Le Texan Beto O'Rourke partage son détartrage sur Instagram, la sénatrice Elizabeth Warren ouvre une bière, sur la même plateforme, le sénateur Cory Booker envoie des selfies sur Snapchat. Ils seront peut-être candidats à la présidentielle de 2020 pour remplacer Donald Trump, ou pas. Mais cette nouvelle génération d'élus démocrates et quelques vétérans de la politique ont choisi, non sans risque, de partager leur vie privée sur les réseaux sociaux, pour gagner en notoriété, pour tenter de se rapprocher des jeunes électeurs et ramasser des millions de dollars de contributions de campagne.

Alexandria Ocasio-Cortez était encore barmaid il y a un an. Aujourd'hui nouvelle élue de la Chambre des représentants, la New-Yorkaise de 29 ans a 2,3 millions d'abonnés sur Twitter et 1,7 million sur Instagram.


Attirer de nouveaux soutiens

Ses commentaires sont généralement politiques, mais elle partage aussi des vidéos la montrant esquisser des pas de danse ou cuire des macaronis au fromage. A première vue, il s'agit d'un coup d'oeil frivole sur la vie quotidienne de la jeune élue, étoile montante du parti démocrate.

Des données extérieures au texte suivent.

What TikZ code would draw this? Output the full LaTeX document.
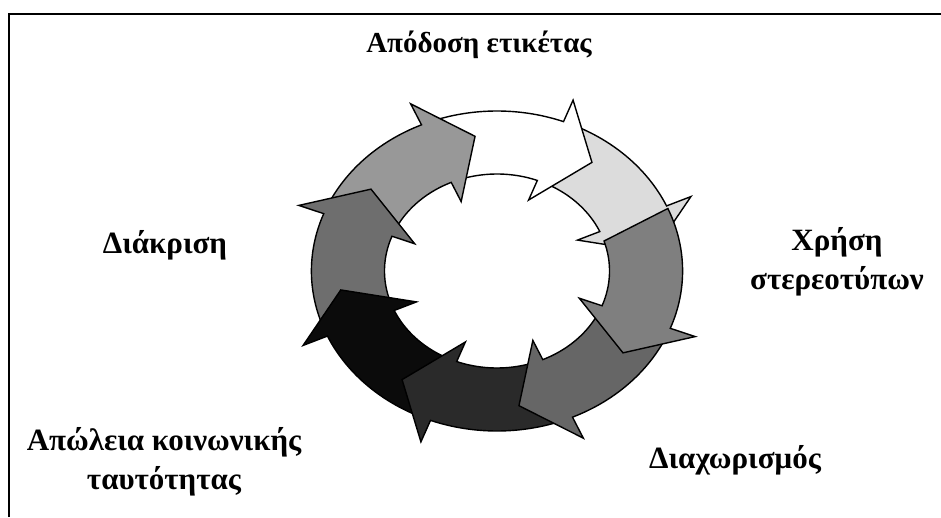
\documentclass[tikz,border=0pt]{standalone}
\usepackage{fontspec}
\setmainfont{Liberation Serif}
\newcommand{\ringarrow}[2]{%
  \pgfmathsetmacro{\tb}{#1}%
  \pgfmathsetmacro{\tti}{#1+39}%
  \pgfmathsetmacro{\tto}{#1+44}%
  \pgfmathsetmacro{\ttip}{#1-16}%
  \filldraw[arrowshape, fill=#2] (\tto:160) arc[start angle=\tto, end angle=\tb, radius=160]
    -- (\tb:183) -- (\ttip:136) -- (\tb:76) -- (\tb:97)
    arc[start angle=\tb, end angle=\tti, radius=97] -- cycle;
}
\definecolor{cA}{HTML}{989898}
\definecolor{cB}{HTML}{FFFFFF}
\definecolor{cC}{HTML}{DCDCDC}
\definecolor{cD}{HTML}{7F7F7F}
\definecolor{cE}{HTML}{666666}
\definecolor{cF}{HTML}{2A2A2A}
\definecolor{cG}{HTML}{0B0B0B}
\definecolor{cH}{HTML}{6E6E6E}
\begin{document}
\begin{tikzpicture}[x=1pt,y=1pt,
  arrowshape/.style={draw=black, line width=1.4pt, line join=miter, miter limit=10},
  lbl/.style={font=\fontsize{31}{39}\selectfont\bfseries, align=center, inner sep=0pt}]
\useasboundingbox (0,0) rectangle (941,517);
\draw[line width=2pt] (8.5,0) -- (8.5,502.5) -- (941,502.5);
\begin{scope}[shift={(497,246)}, xscale=1.16]
  \ringarrow{24}{cC}
  \ringarrow{69}{cB}
  \ringarrow{114}{cA}
  \ringarrow{159}{cH}
  \ringarrow{204}{cG}
  \ringarrow{249}{cF}
  \ringarrow{294}{cE}
  \ringarrow{339}{cD}
\end{scope}
\node[lbl, font=\fontsize{29}{37}\selectfont\bfseries] (top) at (479,472) {Απόδοση ετικέτας};
\node[lbl] (left) at (165,272) {Διάκριση};
\node[lbl] (right) at (837,255) {Χρήση\\στερεοτύπων};
\node[lbl] (br) at (735,57) {Διαχωρισμός};
\node[lbl] (bl) at (164,55) {Απώλεια κοινωνικής\\ταυτότητας};
\end{tikzpicture}
\end{document}
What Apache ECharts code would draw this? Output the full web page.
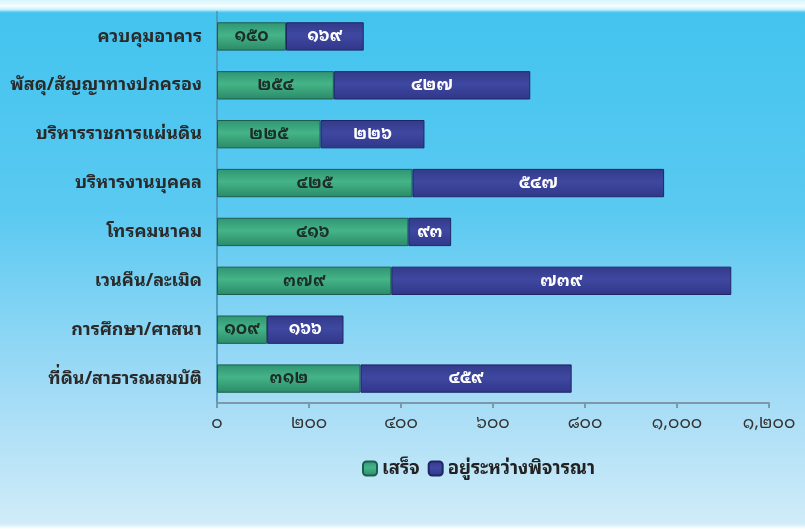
<!DOCTYPE html>
<html>
<head>
<meta charset="utf-8">
<script src="https://cdn.jsdelivr.net/npm/echarts@6/dist/echarts.min.js"></script>
<style>
html,body{margin:0;padding:0;background:#fff;}
#c{width:805px;height:529px;}
</style>
</head>
<body>
<div id="c"></div>
<script>
const categories = ['ควบคุมอาคาร','พัสดุ/สัญญาทางปกครอง','บริหารราชการแผ่นดิน','บริหารงานบุคคล','โทรคมนาคม','เวนคืน/ละเมิด','การศึกษา/ศาสนา','ที่ดิน/สาธารณสมบัติ'];
const seriesNames = ['เสร็จ','อยู่ระหว่างพิจารณา'];
const done = [150, 254, 225, 425, 416, 379, 109, 312];
const pending = [169, 427, 226, 547, 93, 739, 166, 459];
const xTicks = [0, 200, 400, 600, 800, 1000, 1200];

const thaiDigits = ['๐','๑','๒','๓','๔','๕','๖','๗','๘','๙'];
function toThai(n){
  const s = Number(n).toLocaleString('en-US');
  return s.replace(/[0-9]/g, d => thaiDigits[+d]);
}
const FONT = "'Noto Sans Thai Looped','Noto Sans Thai','Tahoma','Loma','Garuda','Noto Sans',sans-serif";

const chart = echarts.init(document.getElementById('c'), null, {renderer:'canvas'});
chart.setOption({
  backgroundColor: {
    type:'linear', x:0, y:0, x2:0, y2:1,
    colorStops:[
      {offset:0, color:'#d8f4fb'},
      {offset:0.012, color:'#f4fdff'},
      {offset:0.018, color:'#c8f0fb'},
      {offset:0.024, color:'#42c4ef'},
      {offset:0.4, color:'#5ac9f1'},
      {offset:0.75, color:'#a4dcf6'},
      {offset:0.99, color:'#d0ecf9'},
      {offset:1, color:'#ffffff'}
    ]
  },
  textStyle:{fontFamily:FONT},
  animation:false,
  grid:{left:217, right:36, top:12, bottom:126, containLabel:false},
  legend:{
    data:seriesNames,
    left:362, top:459, padding:0,
    itemWidth:14, itemHeight:14, itemGap:8,
    textStyle:{fontSize:18.5, fontWeight:'bold', color:'#222', fontFamily:FONT}
  },
  xAxis:{
    type:'value', min:0, max:1200, interval:200,
    axisLine:{show:true, lineStyle:{color:'#7d98a6', width:2}},
    axisTick:{show:true, length:5, lineStyle:{color:'#7d98a6', width:2}},
    splitLine:{show:false},
    axisLabel:{fontSize:17.5, color:'#333', margin:11, fontFamily:FONT,
      formatter: v => xTicks.includes(v) ? toThai(v) : ''}
  },
  yAxis:{
    type:'category', data:categories, inverse:true,
    axisLine:{show:true, lineStyle:{color:'#4f9cc0', width:2}},
    axisTick:{show:false},
    axisLabel:{fontSize:18, fontWeight:'bold', color:'#2a2a2a', margin:15, fontFamily:FONT}
  },
  series:[
    {
      name:seriesNames[0], type:'bar', stack:'t', data:done,
      barCategoryGap:'42%',
      itemStyle:{
        color:{type:'linear',x:0,y:0,x2:0,y2:1,colorStops:[
          {offset:0,color:'#2f9473'},{offset:0.45,color:'#45b487'},{offset:1,color:'#2a8a68'}]},
        borderColor:'#1c5e50', borderWidth:1
      },
      label:{show:true, position:'inside', fontSize:17, fontWeight:'bold', color:'#1c2e2a', fontFamily:FONT,
        formatter:p=>toThai(p.value)}
    },
    {
      name:seriesNames[1], type:'bar', stack:'t', data:pending,
      barCategoryGap:'42%',
      itemStyle:{
        color:{type:'linear',x:0,y:0,x2:0,y2:1,colorStops:[
          {offset:0,color:'#333a8a'},{offset:0.45,color:'#3f48a0'},{offset:1,color:'#30378a'}]},
        borderColor:'#1e2666', borderWidth:1
      },
      label:{show:true, position:'inside', fontSize:17, fontWeight:'bold', color:'#ffffff', fontFamily:FONT,
        formatter:p=>toThai(p.value)}
    }
  ]
});
</script>
</body>
</html>
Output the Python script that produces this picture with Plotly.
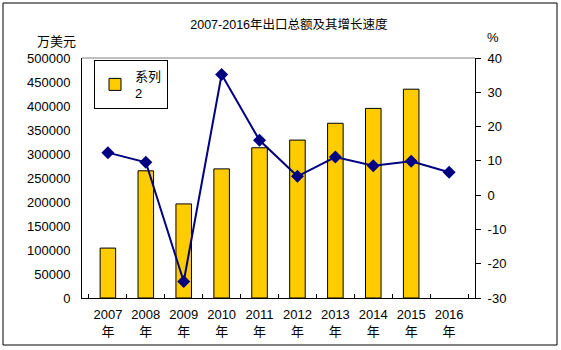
import plotly.graph_objects as go

years = ["2007", "2008", "2009", "2010", "2011", "2012", "2013", "2014", "2015", "2016"]
categories = [y + "<br>年" for y in years]
export_total = [104000, 265000, 196000, 269000, 313000, 329000, 364000, 395000, 435000, None]
growth_rate = [12.4, 9.6, -25.2, 35.2, 16.0, 5.5, 11.1, 8.6, 9.9, 6.7]
left_ticks = [0, 50000, 100000, 150000, 200000, 250000, 300000, 350000, 400000, 450000, 500000]
right_ticks = [-30, -20, -10, 0, 10, 20, 30, 40]

FONT = "Arial, 'Liberation Sans', 'Noto Sans CJK SC', sans-serif"

fig = go.Figure()
fig.add_trace(go.Bar(
    x=categories, y=export_total, name="系列<br>2",
    marker=dict(color="#FFCC00", line=dict(color="#000000", width=1)),
    width=0.41, yaxis="y",
))
fig.add_trace(go.Scatter(
    x=categories, y=growth_rate, mode="lines+markers", yaxis="y2",
    line=dict(color="#000080", width=2),
    marker=dict(symbol="diamond", size=10, color="#000080"),
    showlegend=False,
))

fig.update_layout(
    width=561, height=350,
    margin=dict(l=82, r=86, t=58, b=52, autoexpand=False),
    paper_bgcolor="white", plot_bgcolor="white",
    font=dict(family=FONT, size=13, color="#000000"),
    title=dict(text="2007-2016年出口总额及其增长速度", x=0.515, xanchor="center",
               y=1 - 25 / 350, yanchor="middle", font=dict(size=12.5)),
    xaxis=dict(type="category", showline=True, linecolor="#000000", linewidth=1,
               ticks="inside", ticklen=4, tickcolor="#000000", tickson="boundaries",
               showgrid=False, tickfont=dict(size=13), tickangle=0, automargin=False,
               ticklabelstandoff=4),
    yaxis=dict(range=[0, 500000], tickvals=left_ticks, ticktext=[str(v) for v in left_ticks],
               showline=True, linecolor="#000000", linewidth=1, ticks="",
               showgrid=False, zeroline=False, tickfont=dict(size=13), ticklabelstandoff=8,
               automargin=False),
    yaxis2=dict(range=[-30, 40], tickvals=right_ticks, ticktext=[str(v) for v in right_ticks],
                overlaying="y", side="right",
                showline=True, linecolor="#000000", linewidth=1, ticks="outside",
                ticklen=5, tickcolor="#000000", showgrid=False, zeroline=False,
                tickfont=dict(size=13), automargin=False, ticklabelstandoff=4),
    legend=dict(x=(94 - 82) / 393, y=(298 - 60) / 240, xanchor="left", yanchor="top",
                bordercolor="#000000", borderwidth=1, bgcolor="white",
                font=dict(size=13)),
    showlegend=True,
    bargap=0.59,
)

fig.add_shape(type="line", xref="paper", yref="paper", x0=0, x1=1, y0=1, y1=1,
              line=dict(color="#808080", width=1))
fig.add_shape(type="rect", xref="paper", yref="paper",
              x0=(3 - 82) / 393, x1=(557 - 82) / 393,
              y0=(298 - 345) / 240, y1=(298 - 3) / 240,
              line=dict(color="#000000", width=1))
fig.add_annotation(text="万美元", xref="paper", yref="paper", x=(56 - 82) / 393,
                   y=(298 - 41) / 240, showarrow=False, xanchor="center", yanchor="middle",
                   font=dict(size=13))
fig.add_annotation(text="%", xref="paper", yref="paper", x=(493 - 82) / 393,
                   y=(298 - 37) / 240, showarrow=False, xanchor="center", yanchor="middle",
                   font=dict(size=13))

fig.write_html("out.html")
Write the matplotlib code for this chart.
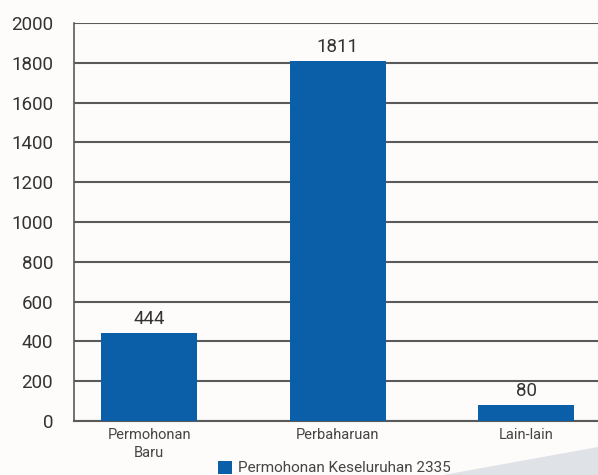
import matplotlib.pyplot as plt
from matplotlib.patches import Polygon, Rectangle

categories = ["Permohonan\nBaru", "Perbaharuan", "Lain-lain"]
values = [444, 1811, 80]
total_label = "Permohonan Keseluruhan 2335"
y_ticks = list(range(0, 2001, 200))

bar_color = "#0b5ea8"
grid_color = "#5a5a5a"

plt.rcParams["font.family"] = ["Roboto", "DejaVu Sans"]

fig = plt.figure(figsize=(5.98, 4.75), dpi=100, facecolor="#fdfcfa")

# light grey decoration bottom right
fig.patches.append(Polygon([[0.74, 0.0], [1.0, 0.0], [1.0, 0.06]],
                           closed=True, transform=fig.transFigure,
                           facecolor="#dfe2e6", edgecolor="none", zorder=0))

ax = fig.add_axes([0.1237, 0.1137, 0.8763, 0.8379])
ax.set_facecolor("#fdfcfa")

x = list(range(len(categories)))
bars = ax.bar(x, values, width=0.51, color=bar_color, zorder=3)

ax.set_ylim(0, 2000)
ax.set_xlim(-0.4, 2.38)
ax.set_yticks(y_ticks)
ax.yaxis.grid(True, color=grid_color, linewidth=1.5, zorder=1)
ax.tick_params(axis="y", length=0, pad=15, labelsize=13.5, labelcolor="#333333")
ax.tick_params(axis="x", length=0, pad=5, labelsize=10.5, labelcolor="#444444")
ax.set_xticks(x)
ax.set_xticklabels(categories, linespacing=1.4)

for side in ["top", "right"]:
    ax.spines[side].set_visible(False)
ax.spines["left"].set_color(grid_color)
ax.spines["left"].set_linewidth(1.2)
ax.spines["bottom"].set_color(grid_color)
ax.spines["bottom"].set_linewidth(1.5)

for b, v in zip(bars, values):
    ax.text(b.get_x() + b.get_width() / 2, v + 25, str(v), ha="center", va="bottom",
            fontsize=13.5, color="#333333", zorder=4)

# legend marker and text
fig.patches.append(Rectangle((218 / 598, 1 / 475), 14 / 598, 13 / 475,
                             transform=fig.transFigure, facecolor=bar_color,
                             edgecolor="none", zorder=3))
fig.text(238 / 598, 1 - 468 / 475, total_label, ha="left", va="center",
         fontsize=11, color="#444444")

fig.savefig("out.png", dpi=100, facecolor=fig.get_facecolor())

Mais comme d'autres, elle espère attirer de nouveaux soutiens en associant des milliers de personnes à son destin.

Pour les candidats à la présidentielle de 2020, c'est très important. "Si vous ne faites pas un investissement sérieux en ligne, vous avez zéro chance à la primaire démocrate", indique à l'AFP Adam Parkhomenko, ancien conseiller de Hillary Clinton. "C'est probablement la chose la plus importante qu'une campagne électorale puisse faire".


S'identifier

Les politiciens savent l'importance de la promotion en ligne, notamment ceux qui ont atteint l'âge adulte au 21e siècle.  "Ils l'utilisent pour faire passer leur message, et ça marche" , ajoute M. Parkhomenko. L'idée que des images non-présidentielles seraient interdites aux candidats à la Maison Blanche est presque risible lorsque l'on voit le président Donald Trump repousser lui-même les limites de la décence sur Twitter.  "Les choses ont énormément changé depuis deux ou trois ans" , remarque M. Parkhomenko. "Les gens veulent soutenir quelqu'un à qui ils puissent s'identifier" , même si ça veut dire le voir faire ses course, son footing ou sa tournée dans sa circonscription. "Voilà, je suis avec Diana, ma dentiste"
Mais la visite chez le dentiste de Beto O'Rourke, 46 ans, dans sa ville d'El Paso, destinée à montrer la vie à la frontière mexicaine en plein débat sur l'immigration, a provoqué une pluie de réactions;  "Voilà, je suis avec Diana, ma dentiste", indique le candidat malheureux au Sénat américain en novembre 2018 au début d'une vidéo postée sur Instagram, où il compte 760.000 abonnés. Le clip le montre allongé sur un fauteuil de dentiste en plein nettoyage dentaire, une pompe à salive dans la bouche.

Les réactions, souvent hilares, n'ont pas tardé à déferler sur les réseaux sociaux, avec pléthore de moqueries, même chez les partisans du démocrate. "Je t'aime #Beto, mais c'est vraiment trop d'information!", a tweeté un internaute.


Quelle limite?

Pour Scott Talan, professeur de communication à l'American University, les électeurs doivent s'attendre à voir de plus en plus de détails de la vie quotidienne des candidats à la présidentielle, mais il s'agit d'une transparence illusoire. Il cite le cas d'Elizabeth Warren, 69 ans, qui s'est filmée en direct en train de se verser une bière, provoquant un débat sur le caractère provocateur de son geste.

"C'est là qu'on se pose vraiment la question de savoir si les politiciens ne vont pas trop loin", indique M. Talan. "Même ouvrir une bière sur Instagram pose des risques et peut apparaître comme manquer d'authenticité". Mais Instagram appartient à Facebook, qui est connu pour rassembler et analyser les données collectées sur les abonnés de ces politiciens.

Même si la vidéo de Beto O'Rourke fait grincer des dents, elle pourrait ainsi aider son équipe de campagne à cibler des publicités électorales. La question est de savoir jusqu'où ils peuvent aller. "Nous ne saurons quand ce sera trop qu'une fois que ce sera le cas", conclut M. Talan.